The 1885 Directory shows that the bungalow estate along what is now Spenser Road consisted of 16 properties. ‘Thor’ and ‘Haun’, ‘Roding’, ‘Ingoldsby’, ‘The Hut’, ‘Dilkoosha’, ‘Llanadern’, 4 Tower bungalows, ‘Orion’, ‘Cliffside’, ‘Swiss’ and two others un-named.

However, by the 1887 period Seddon was concentrating on building two and three storey houses which could be sold more easily. His Monarch Estate was developing very slowly, mainly due to competition from the newly-established Birchington Bay Freehold Land and Estate Company formed in 1885 to develop the land in Minnis Bay to the west.
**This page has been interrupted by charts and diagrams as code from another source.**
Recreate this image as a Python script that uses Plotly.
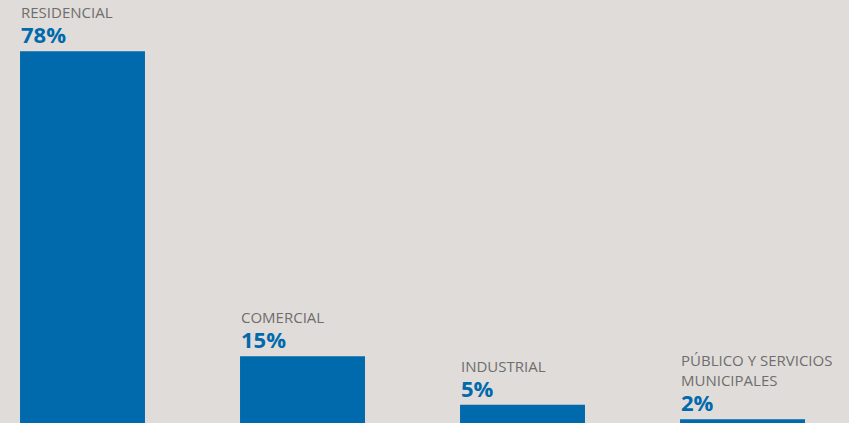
import plotly.graph_objects as go

categories = ["RESIDENCIAL", "COMERCIAL", "INDUSTRIAL", "PÚBLICO Y SERVICIOS<br>MUNICIPALES"]
values = [78, 15, 5, 2]
value_labels = ["78%", "15%", "5%", "2%"]

BLUE = "#006aad"
GRAY = "#6e6e6e"
BG = "#e0dcd9"
W = 0.568

xs = list(range(len(values)))
fig = go.Figure(go.Bar(x=xs, y=values, width=W, marker=dict(color=BLUE, line=dict(width=0)),
                       hoverinfo="skip"))

for x, v, cat, lab in zip(xs, values, categories, value_labels):
    fig.add_annotation(x=x - W / 2, y=v, xref="x", yref="y", text=f"<b>{lab}</b>",
                       showarrow=False, xanchor="left", yanchor="bottom", yshift=1, xshift=0,
                       borderpad=0,
                       font=dict(family="Open Sans", size=22, color=BLUE))
    fig.add_annotation(x=x - W / 2, y=v, xref="x", yref="y", text=cat,
                       showarrow=False, xanchor="left", yanchor="bottom", yshift=28, xshift=0,
                       align="left", borderpad=0,
                       font=dict(family="Open Sans", size=15, color=GRAY))

fig.update_layout(
    width=849, height=423,
    margin=dict(l=0, r=0, t=0, b=0),
    paper_bgcolor=BG, plot_bgcolor=BG,
    showlegend=False,
    xaxis=dict(range=[-0.375, 3.484], visible=False),
    yaxis=dict(range=[1.24, 88.6], visible=False),
)
fig.write_html("out.html", config={"displayModeBar": False, "staticPlot": True},
               post_script="document.body.style.margin='0';document.body.style.background='#e0dcd9';document.body.style.overflow='hidden';")
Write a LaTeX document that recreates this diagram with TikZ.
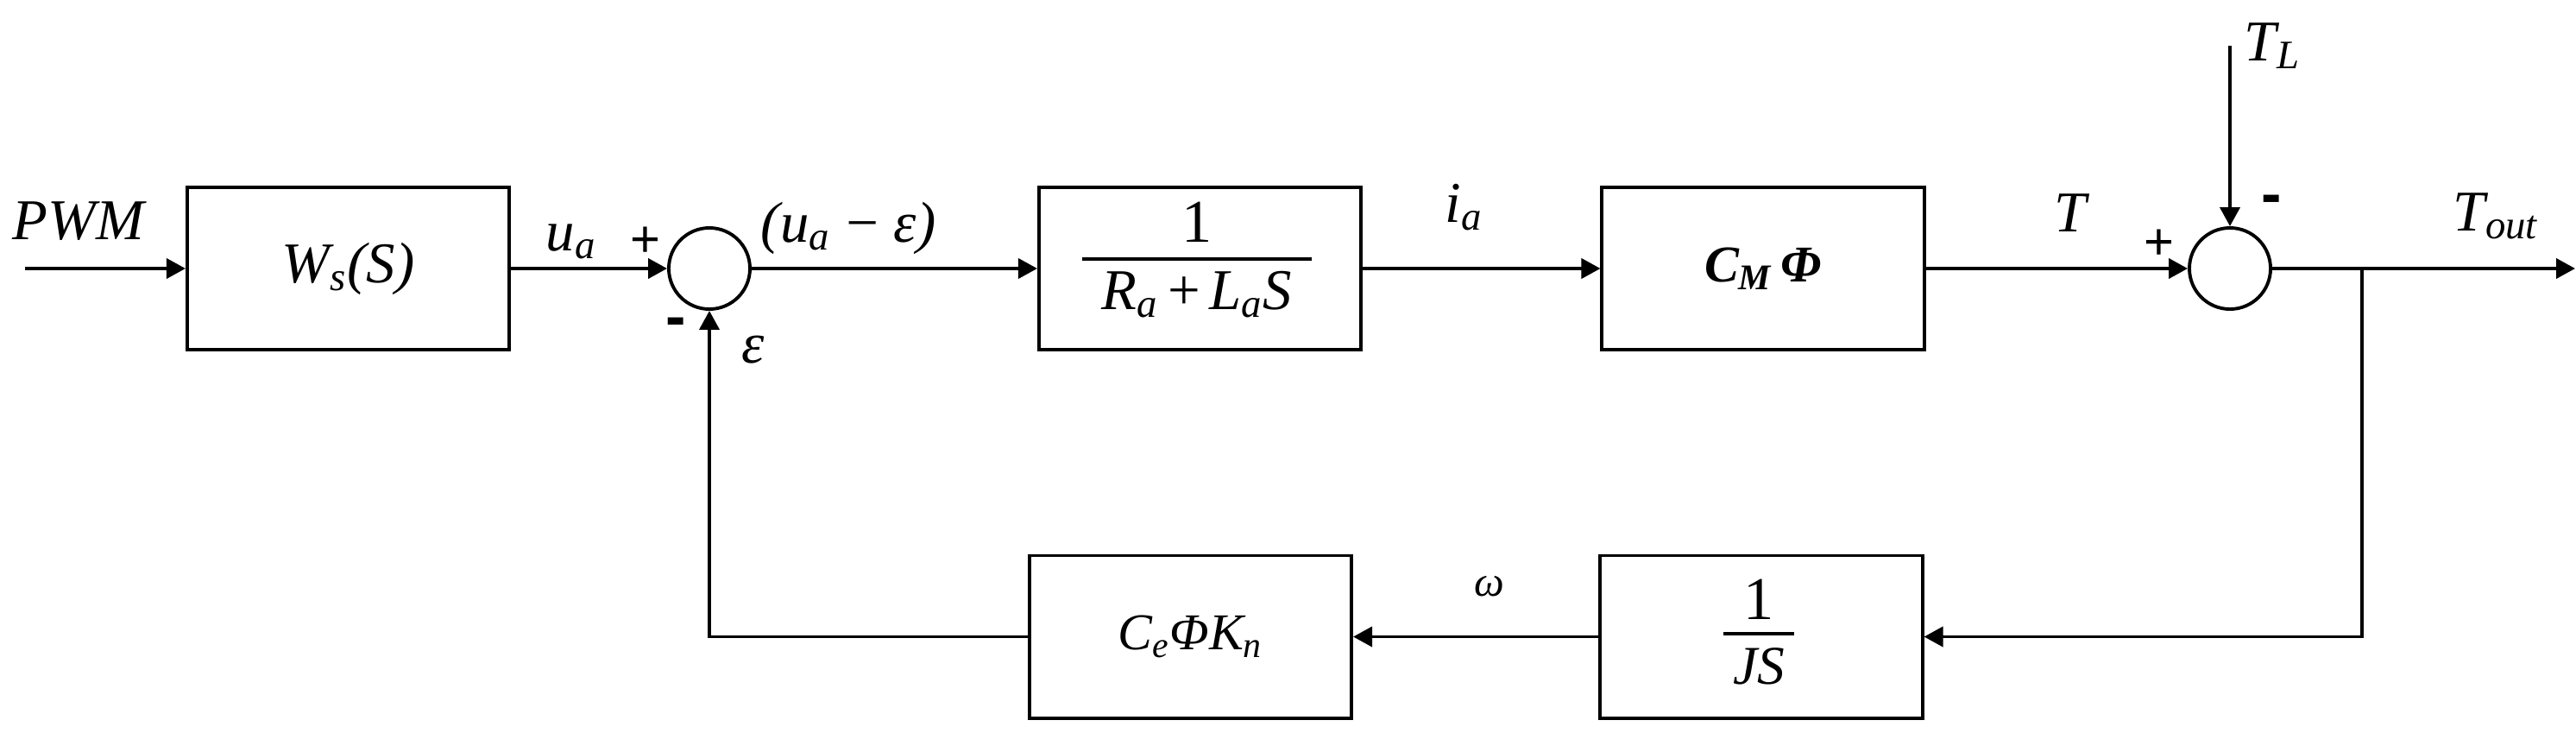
\documentclass[tikz,border=0pt]{standalone}
\usepackage{fontspec}
\setmainfont{Liberation Serif}
\newfontfamily\signfont{Liberation Sans}
\usetikzlibrary{arrows.meta}
\newcommand{\lsb}[1]{\textsubscript{#1}}
\begin{document}
\begin{tikzpicture}[x=0.01cm,y=-0.01cm,
  line width=1.1pt,
  every node/.style={font=\fontsize{19}{23}\selectfont\itshape, inner sep=0pt},
  blk/.style={draw, line width=1.1pt, minimum width=3.73cm, minimum height=1.88cm, inner sep=0pt},
  sumc/.style={draw, circle, line width=1.1pt, minimum size=0.94cm, inner sep=0pt},
  plussig/.style={font=\fontsize{17}{19}\selectfont\signfont},
  minussig/.style={font=\fontsize{20}{22}\selectfont\signfont\bfseries},
  arr/.style={-{Triangle[length=0.22cm,width=0.23cm]}},
  fbar/.style={line width=1.1pt}
]
\useasboundingbox (0,0) rectangle (2985,848);

% blocks
\node[blk] (ws) at (403.5,311) {W\lsb{s}(S)};
\node[blk] (g2) at (1390.5,311) {};
\node[blk, font=\fontsize{17}{20}\selectfont\bfseries\itshape] (g3) at (2043,311) {C\lsb{M}\,Φ};
\node[blk, font=\fontsize{17}{20}\selectfont\itshape] (ce) at (1379.5,737.5) {C\lsb{e}ΦK\lsb{n}};
\node[blk] (js) at (2041,737.5) {};

% fractions
\node[anchor=base, font=\fontsize{20}{23}\selectfont\upshape] (g2n) at (1387,280) {1};
\node[anchor=base] (g2d) at (1387,358) {R\lsb{a}\kern3pt{\upshape +}\kern3pt L\lsb{a}S};
\draw[fbar] (1254,300) -- (1520,300);
\node[anchor=base, font=\fontsize{20}{23}\selectfont\upshape] (jsn) at (2038,717) {1};
\node[anchor=base, font=\fontsize{18}{20}\selectfont\itshape] (jsd) at (2038,792) {JS};
\draw[fbar] (1997,734) -- (2079,734);

% summing junctions
\node[sumc] (s1) at (822,311) {};
\node[sumc] (s2) at (2584,311) {};

% free ends
\coordinate (in) at (29,311);
\coordinate (tl) at (2584,53);
\coordinate (out) at (2984,311);
\coordinate (br) at (2737,311);

% connectors
\draw[arr] (in) -- (ws.west);
\draw[arr] (ws.east) -- (s1.west);
\draw[arr] (s1.east) -- (g2.west);
\draw[arr] (g2.east) -- (g3.west);
\draw[arr] (g3.east) -- (s2.west);
\draw[arr] (tl) -- (s2.north);
\draw[arr] (s2.east) -- (out);
\draw[arr] (br) |- (js.east);
\draw[arr] (js.west) -- (ce.east);
\draw[arr] (ce.west) -| (s1.south);

% labels
\node[anchor=base west] (lpwm) at (13,277) {PWM};
\node[anchor=base west] (lua) at (631,290) {u\lsb{a}};
\node[plussig] (p1) at (748,280) {+};
\node[minussig] (m1) at (783,379) {-};
\node[anchor=base west] (leps) at (858,420) {ε};
\node[anchor=base west] (ldiff) at (880,280) {(u\lsb{a}\kern4pt−\kern4pt ε)};
\node[anchor=base west] (lia) at (1673,257) {i\lsb{a}};
\node[anchor=base west] (lT) at (2379,268) {T};
\node[plussig] (p2) at (2502,283) {+};
\node[minussig] (m2) at (2632,237) {-};
\node[anchor=base west] (lTL) at (2599,70) {T\lsb{L}};
\node[anchor=base west] (lTo) at (2841,267) {T\lsb{out}};
\node[anchor=base west, font=\fontsize{14}{16}\selectfont\itshape] (lw) at (1707,690) {ω};
\end{tikzpicture}
\end{document}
Seddon did not actually give up on the Tower Bungalow area. In July 1887, he advertised 74 plots for sale on his "Cliff or Bungalow Estate" and hired a special train to convey some 300 ladies and gentlemen from Holborn Viaduct to Birchington-on Sea for the sale. It appears that even this innovation was not too successful. However, for the next 20 years or so most building developments were of the more traditional kind and the seaside bungalow did not regain popularity until the turn of the century. By now the idea of living at ground level had moved inland from the seaside and bungalow developments were part of most residential towns. Over the last 50 years bungalow estates have moved back to the seaside, where they started in the 1880s, as more and more retired residents found them an ideal form of housing.